The Jewish Annotated New Testament comments, “The elect community at the end of time is liberated from impurity, not impurity codes (Zech 13:1–2; 14:20–21).”

The CEB Study Bible reflects on Zechariah 14:21, “on this day of the Lord, even the most ordinary things will be considered holy to the Lord. Everyone and everything will be transformed by and in God.”

N.T. Wright, in Mark for Everyone, raises the question, “Was it Jesus’ power that rescued the woman, or her own faith?” His response to his question seems a bit forced into an orthodoxy based on a hierarchy of sovereignty, “Clearly it was Jesus’ power; but he says, ‘Your faith has rescued you.’ The answer must be that faith, though itself powerless, is a channel through which Jesus’ power can work (compare 6.5).”
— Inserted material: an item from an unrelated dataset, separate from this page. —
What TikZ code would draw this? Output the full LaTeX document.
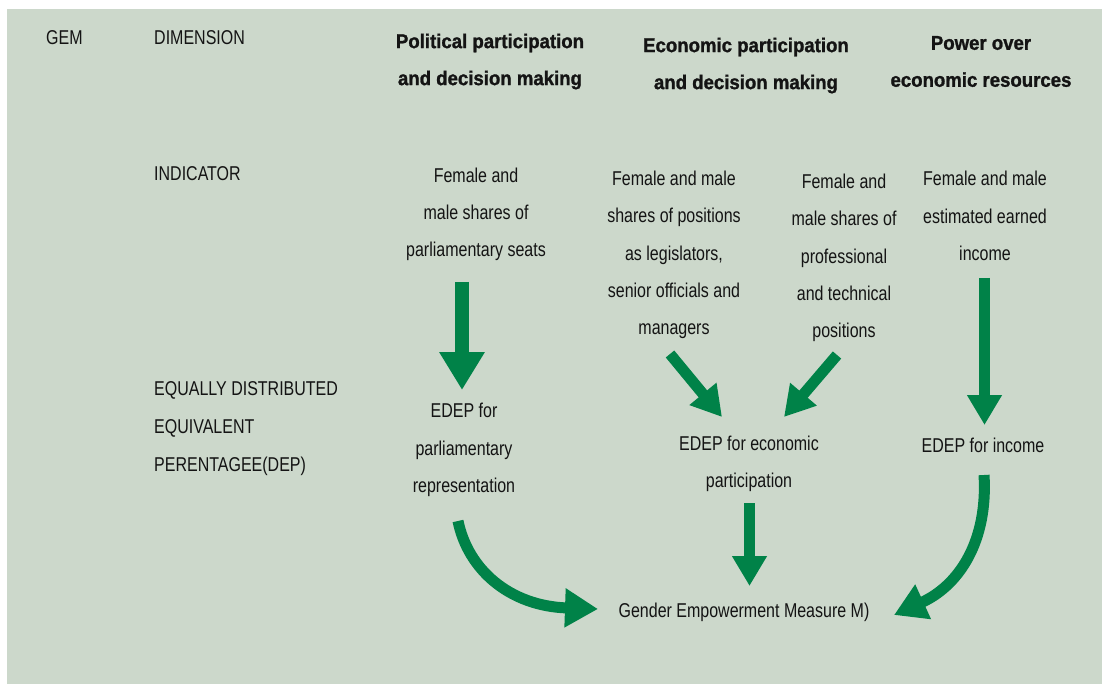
\documentclass[tikz,border=0pt]{standalone}
\usepackage{fontspec}
\setmainfont{Liberation Sans}[FakeStretch=0.8, BoldFeatures={FakeStretch=0.93, FakeBold=1.2}]
\usetikzlibrary{arrows.meta}
\definecolor{panel}{RGB}{204,216,203}
\definecolor{arrowgreen}{RGB}{0,130,72}
\definecolor{ink}{RGB}{20,20,20}
\begin{document}
\begin{tikzpicture}[x=1pt,y=-1pt,
  txt/.style={inner sep=0pt, font=\fontsize{20}{37.3}\selectfont, align=center, text=ink},
  head/.style={txt, font=\fontsize{20}{37}\selectfont\bfseries},
  rowlabel/.style={txt, anchor=west, align=left},
  flow/.style={draw=arrowgreen, line width=11pt, -{Triangle[length=30pt,width=33pt]}},
  ]
% page and panel
\useasboundingbox (0,0) rectangle (1102,684);
\fill[white] (0,0) rectangle (1102,684);
\fill[panel] (7,9) rectangle (1102,684);

% row / column labels
\node[rowlabel] (gem) at (46,38) {GEM};
\node[rowlabel] (dim) at (154,38) {DIMENSION};
\node[rowlabel] (ind) at (154,173.5) {INDICATOR};
\node[rowlabel, font=\fontsize{20}{38}\selectfont] (dep) at (154,428.5) {EQUALLY DISTRIBUTED\\EQUIVALENT\\PERENTAGEE(DEP)};

% dimensions
\node[head] (d1) at (490,61.5) {Political participation\\and decision making};
\node[head] (d2) at (746,65.5) {Economic participation\\and decision making};
\node[head] (d3) at (981,61.5) {Power over\\economic resources};

% indicators
\node[txt] (i1) at (476,214.5) {Female and\\male shares of\\parliamentary seats};
\node[txt] (i2) at (674,255) {Female and male\\shares of positions\\as legislators,\\senior officials and\\managers};
\node[txt] (i3) at (844,258) {Female and\\male shares of\\professional\\and technical\\positions};
\node[txt] (i4) at (985,216) {Female and male\\estimated earned\\income};

% equally distributed equivalent percentages
\node[txt] (e1) at (464,450) {EDEP for\\parliamentary\\representation};
\node[txt] (e2) at (749,464) {EDEP for economic\\participation};
\node[txt] (e3) at (983,445) {EDEP for income};

% index
\node[txt] (gemm) at (744,612) {Gender Empowerment Measure M)};

% arrow end points
\coordinate (a1s) at (462,282);   \coordinate (a1e) at (462,390);
\coordinate (a2s) at (670,354);   \coordinate (a2e) at (722,417);
\coordinate (a3s) at (837,355);   \coordinate (a3e) at (784,417);
\coordinate (a4s) at (749.5,503); \coordinate (a4e) at (749.5,586);
\coordinate (a5s) at (984.5,278); \coordinate (a5e) at (984.5,425);
\coordinate (c1s) at (458,521);   \coordinate (c1e) at (598,609);
\coordinate (c2s) at (984,475);   \coordinate (c2e) at (894,615);

% arrows
\draw[flow, line width=14pt, -{Triangle[length=38pt,width=43pt]}] (a1s) -- (a1e);
\draw[flow] (a2s) -- (a2e);
\draw[flow] (a3s) -- (a3e);
\draw[flow] (a4s) -- (a4e);
\draw[flow] (a5s) -- (a5e);
\draw[flow, -{Triangle[length=33pt,width=37pt]}]
  (c1s) .. controls (468,570) and (510,606) .. (c1e);
\draw[flow, -{Triangle[length=32pt,width=36pt]}]
  (c2s) .. controls (988,540) and (960,585) .. (c2e);
\end{tikzpicture}
\end{document}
Waetjen raises this closing of one story with extensions based on Jesus being a hinge of ecclesial history:

The older woman, who has been moving toward menopause for twelve years, represents tradition-bound mother Judaism. Unclean, isolated from the world and oppressed by the law, she is saved and her life is redeemed by her risk of reaching out to make contact with the New Human Being. The young girl embodies the new Israel, offspring of the synagogue and its Pharisaic heritage, who is on the verge of bearing children and bringing new life to the world.

This also attempts to fit this story into later orthodoxies justifying division and even risks a Jewish/Christian feud to the death.

Remember Jesus’ awareness of his “power”, connection with people who have been touched by this force of life by stopping and asking, and confirming the value of a person’s action to storm the gates of “heaven”. It is probably best to join Luke’s Mary in simply cherishing this woman and her story in your heart.